## Required task
Leave out all pictures. Return exactly the lines from the top of the material through the line containing "import matplotlib.pyplot as plt".

## Data excerpt
○ ○ ○ ○

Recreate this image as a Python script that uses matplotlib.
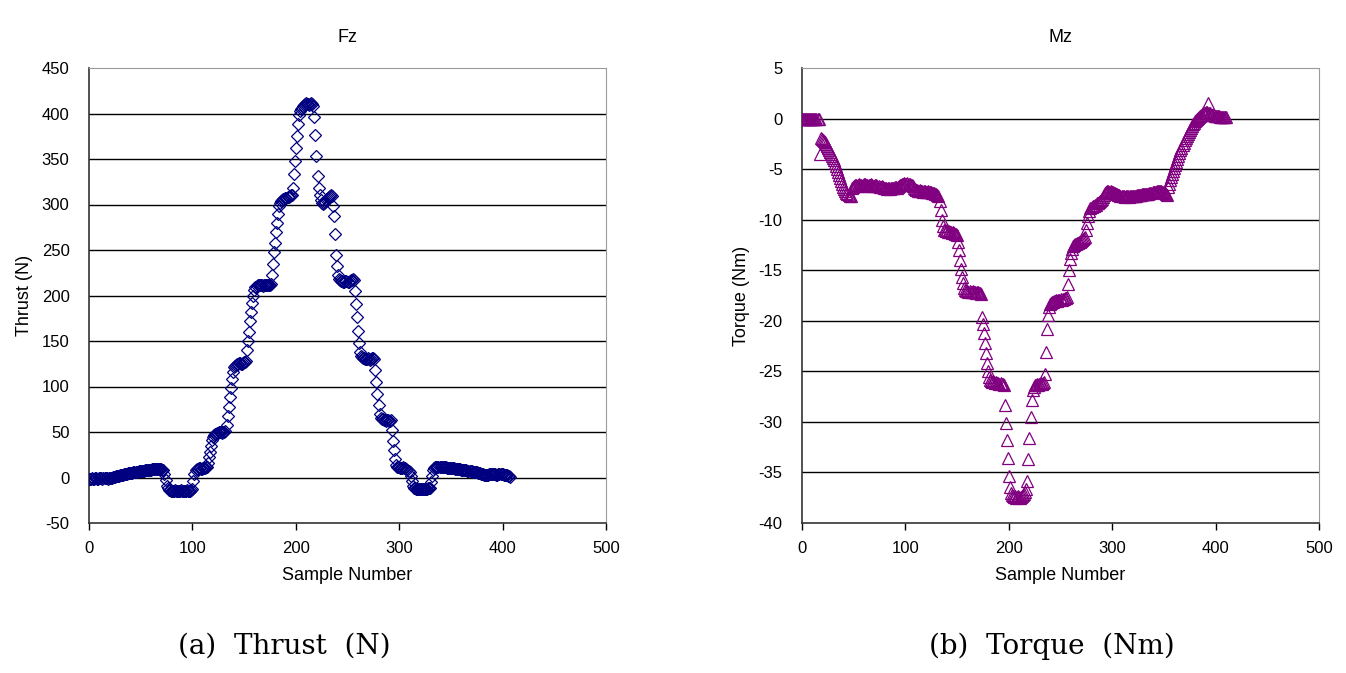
import numpy as np
import matplotlib as mpl

mpl.use('Agg')
import matplotlib.pyplot as plt

# Fz - thrust (N), one value per sample
thrust_n = [
    -2, -2, -2, -1, -2, -2, -1, -1, -2, -2, -1, -1, -1, -2, -1, -1, -1, -1, -2, -1, -1,
    0, 0, 1, 1, 1, 2, 2, 2, 2, 3, 3, 3, 3, 4, 4, 4, 4, 5, 5, 5,
    5, 5, 6, 6, 6, 6, 6, 7, 7, 7, 7, 7, 7, 8, 8, 8, 8, 8, 8, 8,
    9, 9, 9, 9, 9, 9, 9, 9, 9, 9, 8, 8,
    4, -3, -9, -12, -14,
    -14, -15, -15, -15, -15, -14, -15, -15, -15, -15, -15, -14, -15, -15, -15, -15, -15, -14, -15, -15,
    -15, -14, -13,
    -4, 4,
    8, 9, 9, 10, 10, 9, 9, 10, 10, 10, 11, 11,
    16, 22, 28, 35, 41, 45,
    47, 48, 48, 49, 49, 50, 50, 50, 49, 50, 50, 51,
    58, 68, 78, 88, 98, 108, 116, 121,
    123, 124, 125, 125, 126, 126, 125, 125, 126, 127, 127, 128,
    140, 150, 160, 172, 182, 192, 200, 206,
    209, 210, 211, 211, 212, 211, 211, 210, 211, 211, 212, 212, 211, 211, 212, 213,
    222, 235, 248, 258, 270, 280, 290, 298,
    302, 304, 305, 306, 306, 307, 307, 308, 308, 309, 310, 310,
    318, 333, 348, 362, 375, 388, 398, 403,
    405, 406, 408, 409, 410, 411, 410, 410, 409, 410, 411, 410, 408,
    396, 376, 353, 331, 318, 310, 305,
    302, 301, 302, 303, 305, 306, 307, 308, 309, 310, 309,
    298, 287, 268, 245, 232, 222,
    218, 217, 216, 216, 215, 215, 216, 216, 215, 215, 216, 217, 217, 218, 217,
    205, 191, 176, 161, 148, 138,
    133, 132, 131, 131, 130, 130, 130, 131, 130, 129, 130, 131, 131, 130,
    118, 105, 92, 80, 70,
    65, 64, 64, 63, 63, 62, 63, 63, 62, 62, 63,
    52, 40, 30, 20, 14,
    12, 11, 11, 10, 10, 10, 11, 10, 10, 9, 8, 7, 6,
    2, -4, -9,
    -11, -12, -13, -13, -13, -13, -13, -13, -13, -13, -13, -13, -13, -13, -12, -12, -11,
    -5, 2, 8,
    10, 11, 11, 11, 11, 11, 11, 11, 11, 11, 11, 11, 10, 10, 10, 10, 10, 10, 10, 10,
    9, 9, 9, 9, 9, 9, 8, 8, 8, 8, 8, 8, 7, 7, 7, 7, 7, 6, 6, 6,
    6, 6, 5, 5, 5, 4, 4, 4, 3, 3, 3, 3, 3, 4, 4, 4, 4, 4, 4, 4,
    3, 3, 4, 4, 4, 4, 4, 3, 3, 3, 3, 2, 2, 1,
]

# Mz - torque (Nm), one value per sample
torque_nm = [
    0, 0, 0, 0, 0, 0, 0, 0, 0, 0, 0, 0, 0, 0, 0, 0, 0,
    -3.5,
    -1.9, -2.0, -2.1, -2.2, -2.3, -2.5, -2.7, -2.9, -3.1, -3.3,
    -3.5, -3.7, -3.9, -4.1, -4.4, -4.7, -5.0, -5.3, -5.6, -5.9,
    -6.2, -6.5, -6.8, -7.0, -7.2, -7.4, -7.5, -7.6, -7.7, -7.7,
    -6.9, -6.8, -6.7, -6.6, -6.6, -6.7, -6.6, -6.5, -6.6, -6.6,
    -6.7, -6.6, -6.5, -6.5, -6.6, -6.6, -6.7, -6.6, -6.6, -6.5,
    -6.6, -6.7, -6.7, -6.6, -6.6, -6.7, -6.7, -6.8, -6.8, -6.7,
    -6.8, -6.9, -6.9, -6.9, -7.0, -6.9, -6.9, -7.0, -6.9, -6.9,
    -6.9, -6.9, -6.8, -6.8, -6.9, -6.8, -6.7, -6.6, -6.6, -6.5,
    -6.5, -6.4, -6.5, -6.5, -6.4, -6.5, -6.5, -6.6, -6.6, -6.7,
    -6.9, -7.0, -7.1, -7.1, -7.2, -7.2, -7.1, -7.2, -7.2, -7.3,
    -7.2, -7.2, -7.3, -7.3, -7.2, -7.3, -7.3, -7.3, -7.4, -7.4,
    -7.4, -7.5, -7.5, -7.6, -7.7,
    -8.2, -9.0, -10.0, -10.6, -11.0,
    -11.0, -11.1, -11.0, -11.2, -11.1, -11.2, -11.2, -11.3, -11.2, -11.3, -11.4, -11.4, -11.5,
    -12.2, -13.0, -14.0, -14.9, -15.7, -16.3, -16.8,
    -17.0, -17.1, -17.1, -17.2, -17.1, -17.2, -17.2, -17.1,
    -17.2, -17.2, -17.3, -17.2, -17.2, -17.3, -17.3, -17.4,
    -19.6, -20.3, -21.2, -22.2, -23.2, -24.2, -25.0, -25.6, -25.9,
    -26.0, -26.1, -26.0, -26.1, -26.2, -26.1, -26.2, -26.2, -26.3, -26.2, -26.3, -26.3, -26.4,
    -28.3, -30.1, -31.8, -33.6, -35.4, -36.4, -37.0,
    -37.2, -37.3, -37.4, -37.3, -37.5, -37.4, -37.3, -37.4, -37.5, -37.4, -37.3, -37.2, -37.1, -36.9, -36.6,
    -35.8, -33.7, -31.6, -29.5, -27.8, -26.8,
    -26.5, -26.4, -26.4, -26.3, -26.4, -26.3, -26.3, -26.2, -26.3, -26.2, -26.1,
    -25.3, -23.1, -20.8, -19.4, -18.6,
    -18.3, -18.2, -18.1, -18.1, -18.0, -18.0, -17.9, -18.0, -17.9,
    -17.9, -17.8, -17.9, -17.8, -17.8, -17.7, -17.7, -17.6,
    -16.4, -15.0, -13.9, -13.3, -12.9,
    -12.6, -12.5, -12.4, -12.4, -12.3, -12.3, -12.2, -12.2, -12.1, -12.0, -11.9, -11.8, -11.7,
    -11.0, -10.3, -9.6, -9.1,
    -8.8, -8.7, -8.6, -8.6, -8.5, -8.5, -8.4, -8.4, -8.3, -8.2, -8.1, -8.0, -7.8, -7.6, -7.4,
    -7.3, -7.2, -7.2, -7.3, -7.3, -7.2, -7.3, -7.3, -7.4, -7.4,
    -7.5, -7.5, -7.6, -7.6, -7.7, -7.7, -7.7, -7.7, -7.8, -7.7,
    -7.7, -7.7, -7.8, -7.7, -7.7, -7.7, -7.7, -7.7, -7.7, -7.7,
    -7.6, -7.6, -7.6, -7.6, -7.6, -7.5, -7.5, -7.5, -7.5, -7.5,
    -7.5, -7.5, -7.4, -7.4, -7.4, -7.3, -7.3, -7.3, -7.3, -7.2,
    -7.2, -7.2, -7.2, -7.2, -7.3, -7.3, -7.4, -7.4, -7.5, -7.6,
    -6.8, -6.5, -6.1, -5.8, -5.5, -5.2, -4.9, -4.6, -4.3, -4.0,
    -3.7, -3.4, -3.1, -2.9, -2.6, -2.4, -2.1, -1.9, -1.7, -1.5,
    -1.3, -1.1, -0.9, -0.7, -0.5, -0.4, -0.2, -0.1, 0.0, 0.1,
    0.2, 0.3,
    0.4, 0.4, 0.5, 0.5, 0.5, 0.6, 0.6, 1.5, 0.5, 0.5,
    0.4, 0.4, 0.4, 0.3, 0.3, 0.3, 0.3, 0.3, 0.2, 0.2,
    0.2, 0.2, 0.2, 0.2, 0.2,
]

x_ticks = [0, 100, 200, 300, 400, 500]
fz_ticks = list(range(-50, 451, 50))
mz_ticks = list(range(-40, 6, 5))

plt.rcParams['font.family'] = ['Liberation Sans Narrow', 'Liberation Sans', 'DejaVu Sans']
plt.rcParams['axes.unicode_minus'] = False

fig = plt.figure(figsize=(13.46, 6.73), dpi=100)
ax1 = fig.add_axes([89 / 1346, 1 - 523 / 673, 517 / 1346, 455 / 673])
ax2 = fig.add_axes([802 / 1346, 1 - 523 / 673, 517 / 1346, 455 / 673])


def style_axes(ax, yticks, title, ylabel):
    ax.set_xlim(0, 500)
    ax.set_ylim(yticks[0], yticks[-1])
    ax.set_xticks(x_ticks)
    ax.set_yticks(yticks)
    for y in yticks[1:-1]:
        ax.axhline(y, color='black', lw=1.0, zorder=1)
    for side in ['top', 'right']:
        ax.spines[side].set_color('#9a9a9a')
    for side in ['left', 'bottom']:
        ax.spines[side].set_color('#333333')
        ax.spines[side].set_linewidth(1.2)
    ax.tick_params(axis='x', length=5, width=1, pad=8, labelsize=12)
    ax.tick_params(axis='y', length=0, pad=14, labelsize=12)
    ax.set_title(title, fontsize=13, pad=19)
    ax.set_xlabel('Sample Number', fontsize=13, labelpad=8)
    ax.set_ylabel(ylabel, fontsize=13, labelpad=6)


xs_fz = np.arange(len(thrust_n))
ax1.plot(xs_fz, thrust_n, ls='none', marker='D', ms=6.5, mfc='none',
         mec='#000080', mew=0.9, zorder=3)
style_axes(ax1, fz_ticks, 'Fz', 'Thrust (N)')

xs_mz = np.arange(len(torque_nm))
ax2.plot(xs_mz, torque_nm, ls='none', marker='^', ms=8, mfc='none',
         mec='#800080', mew=0.9, zorder=3)
style_axes(ax2, mz_ticks, 'Mz', 'Torque (Nm)')

cap_font = ['DejaVu Serif']
fig.text(284 / 1346, 1 - 646 / 673, '(a)  Thrust  (N)', ha='center', va='center',
         fontsize=20, family=cap_font)
fig.text(1052 / 1346, 1 - 646 / 673, '(b)  Torque  (Nm)', ha='center', va='center',
         fontsize=20, family=cap_font)

fig.savefig('out.png', dpi=100)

○ ○ ○ ○

## Solved exercise
Recreate this image as a Python script that uses matplotlib.
import numpy as np
import matplotlib as mpl

mpl.use('Agg')
import matplotlib.pyplot as plt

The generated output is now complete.